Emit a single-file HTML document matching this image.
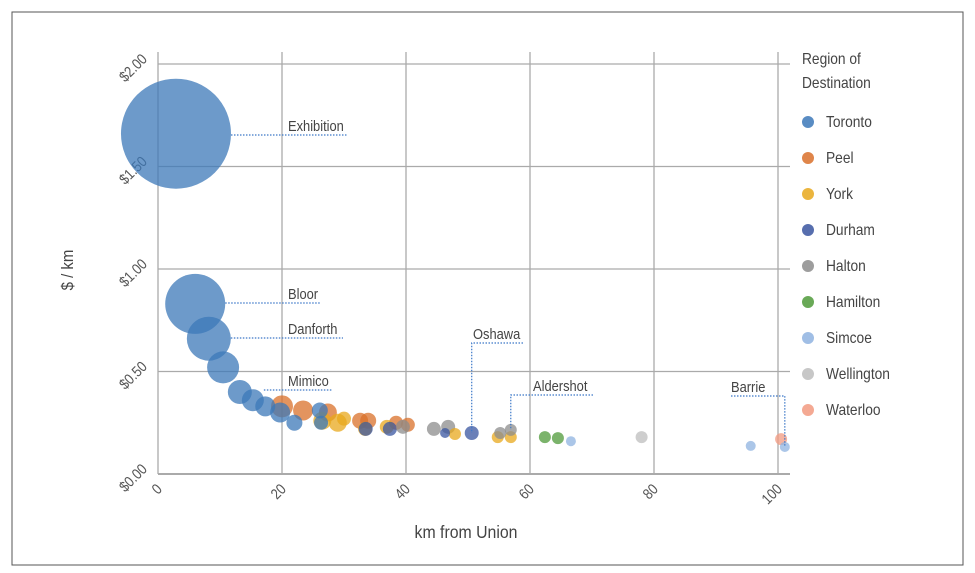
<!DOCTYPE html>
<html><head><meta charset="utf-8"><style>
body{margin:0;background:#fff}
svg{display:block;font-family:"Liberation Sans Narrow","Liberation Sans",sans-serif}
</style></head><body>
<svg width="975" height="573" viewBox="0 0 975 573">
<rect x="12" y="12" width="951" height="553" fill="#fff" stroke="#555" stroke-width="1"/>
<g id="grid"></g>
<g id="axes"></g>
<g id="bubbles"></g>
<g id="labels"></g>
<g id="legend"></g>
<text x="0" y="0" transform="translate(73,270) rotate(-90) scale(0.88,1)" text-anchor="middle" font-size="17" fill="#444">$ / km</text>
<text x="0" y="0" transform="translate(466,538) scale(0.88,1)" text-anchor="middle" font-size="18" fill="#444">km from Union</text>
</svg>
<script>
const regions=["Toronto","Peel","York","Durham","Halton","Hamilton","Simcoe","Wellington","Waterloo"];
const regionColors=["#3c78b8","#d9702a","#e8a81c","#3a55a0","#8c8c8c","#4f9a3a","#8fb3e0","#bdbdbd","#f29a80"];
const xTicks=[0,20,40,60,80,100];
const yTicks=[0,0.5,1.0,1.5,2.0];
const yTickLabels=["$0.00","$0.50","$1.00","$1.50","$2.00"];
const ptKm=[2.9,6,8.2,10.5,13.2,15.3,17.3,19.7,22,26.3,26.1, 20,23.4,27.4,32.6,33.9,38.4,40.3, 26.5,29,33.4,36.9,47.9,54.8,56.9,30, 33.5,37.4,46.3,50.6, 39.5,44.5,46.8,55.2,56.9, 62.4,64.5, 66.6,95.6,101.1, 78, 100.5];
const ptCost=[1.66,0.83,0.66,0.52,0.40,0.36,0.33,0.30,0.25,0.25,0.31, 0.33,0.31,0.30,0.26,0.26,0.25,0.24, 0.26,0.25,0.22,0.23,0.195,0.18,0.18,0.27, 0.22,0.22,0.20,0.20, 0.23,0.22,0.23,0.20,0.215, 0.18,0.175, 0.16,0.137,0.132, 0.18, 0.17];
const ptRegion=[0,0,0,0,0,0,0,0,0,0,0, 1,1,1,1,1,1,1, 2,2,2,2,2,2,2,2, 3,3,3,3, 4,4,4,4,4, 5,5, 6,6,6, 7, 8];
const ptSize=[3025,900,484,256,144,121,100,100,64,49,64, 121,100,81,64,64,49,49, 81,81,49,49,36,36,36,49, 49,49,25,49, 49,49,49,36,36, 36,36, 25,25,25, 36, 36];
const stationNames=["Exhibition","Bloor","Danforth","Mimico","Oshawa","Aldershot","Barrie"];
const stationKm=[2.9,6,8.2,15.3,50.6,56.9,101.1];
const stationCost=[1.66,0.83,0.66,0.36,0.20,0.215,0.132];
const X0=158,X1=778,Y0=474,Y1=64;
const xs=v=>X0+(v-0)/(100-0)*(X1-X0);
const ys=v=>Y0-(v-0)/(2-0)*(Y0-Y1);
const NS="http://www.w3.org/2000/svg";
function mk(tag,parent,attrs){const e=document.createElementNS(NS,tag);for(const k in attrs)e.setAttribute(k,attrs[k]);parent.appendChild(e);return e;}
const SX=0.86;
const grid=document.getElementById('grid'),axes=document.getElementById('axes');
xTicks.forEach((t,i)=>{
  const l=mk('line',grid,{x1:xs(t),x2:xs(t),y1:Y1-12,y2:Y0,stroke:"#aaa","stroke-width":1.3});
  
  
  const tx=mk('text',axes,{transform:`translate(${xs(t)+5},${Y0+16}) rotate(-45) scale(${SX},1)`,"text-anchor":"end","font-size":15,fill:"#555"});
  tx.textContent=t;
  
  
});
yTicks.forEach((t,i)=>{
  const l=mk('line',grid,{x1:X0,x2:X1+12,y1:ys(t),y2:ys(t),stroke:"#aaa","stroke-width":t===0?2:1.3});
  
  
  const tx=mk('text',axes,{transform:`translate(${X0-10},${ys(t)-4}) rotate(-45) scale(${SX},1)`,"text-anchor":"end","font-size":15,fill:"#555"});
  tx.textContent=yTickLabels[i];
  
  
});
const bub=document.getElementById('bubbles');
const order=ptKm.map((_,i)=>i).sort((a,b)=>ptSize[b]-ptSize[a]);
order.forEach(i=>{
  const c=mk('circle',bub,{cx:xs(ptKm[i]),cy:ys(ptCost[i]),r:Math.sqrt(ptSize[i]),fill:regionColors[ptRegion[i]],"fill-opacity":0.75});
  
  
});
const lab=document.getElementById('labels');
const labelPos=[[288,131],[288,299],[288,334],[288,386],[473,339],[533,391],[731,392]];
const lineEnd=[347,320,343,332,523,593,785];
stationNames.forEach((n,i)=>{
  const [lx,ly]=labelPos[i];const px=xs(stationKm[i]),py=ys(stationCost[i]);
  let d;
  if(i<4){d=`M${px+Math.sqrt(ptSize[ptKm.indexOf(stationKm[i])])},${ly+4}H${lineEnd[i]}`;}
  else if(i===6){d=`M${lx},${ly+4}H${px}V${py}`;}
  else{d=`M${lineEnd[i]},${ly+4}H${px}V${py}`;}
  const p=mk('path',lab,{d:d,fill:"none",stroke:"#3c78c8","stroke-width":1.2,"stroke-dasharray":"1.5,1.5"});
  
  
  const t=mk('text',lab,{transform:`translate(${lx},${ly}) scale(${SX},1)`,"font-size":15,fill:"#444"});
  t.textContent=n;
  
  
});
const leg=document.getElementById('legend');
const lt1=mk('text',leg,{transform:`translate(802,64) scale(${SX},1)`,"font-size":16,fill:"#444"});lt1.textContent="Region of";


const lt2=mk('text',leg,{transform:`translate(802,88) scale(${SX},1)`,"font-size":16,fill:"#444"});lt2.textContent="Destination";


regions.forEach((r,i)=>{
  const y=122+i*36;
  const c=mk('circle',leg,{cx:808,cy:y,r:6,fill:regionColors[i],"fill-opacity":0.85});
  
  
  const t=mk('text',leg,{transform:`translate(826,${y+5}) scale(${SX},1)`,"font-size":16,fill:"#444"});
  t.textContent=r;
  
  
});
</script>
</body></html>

■ ■ ■ ■ ■

Requirement
Reply with the number of lines in the data that include the string "document" and nothing else.

Output of the task
6